National Groups Urge House to Undo Block of SSDI Funds Transfer
A coalition of health and disability groups, including the National Council, sent a letter to the House of Representatives this week urging lawmakers to reconsider a recently-passed provision in House rules that could cut Social Security Disability Insurance (SSDI) benefits by 20 percent in 2016. House Resolution 5 prohibits routine transfers between the Social Security retirement trust fund and the Social Security disability program. Without an infusion of funds, the disability program could face severe shortfalls starting next year.
The group, called the Consortium for Citizens with Disabilities (CCD), urged Congress to act quickly to reverse this rule and ensure full benefits to the nearly 11 million Americans who are currently receiving SSDI. The letter noted that benefits average just $38 per day and make up a majority of the income for 4 out of 5 beneficiaries. “The impact of any reduction in benefits could be truly devastating,” the letter said.
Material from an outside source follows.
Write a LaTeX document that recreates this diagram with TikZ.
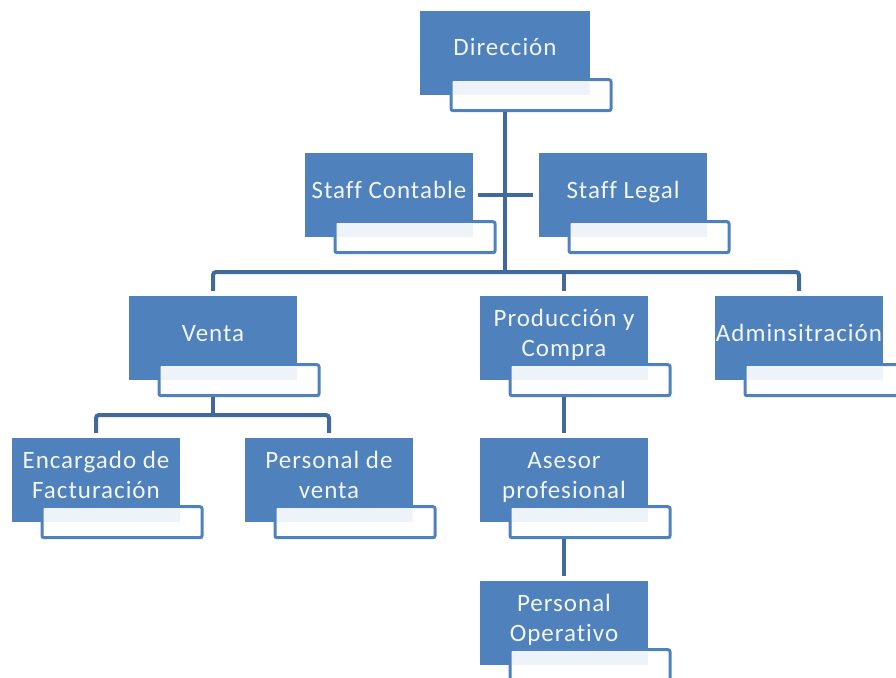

Rep. Sam Johnson (R-TX) said in a statement that “the rule is intended to get the Congress to at least take a first step toward solving the Social Security problem. If we continue the way we are, it’s a go-broke operation.” Rep. Johnson is the chairman of the Social Security panel on the House Ways and Means Committee. Critics of the rule change have noted that such transfers are routine and are not indicative of a broken financing system.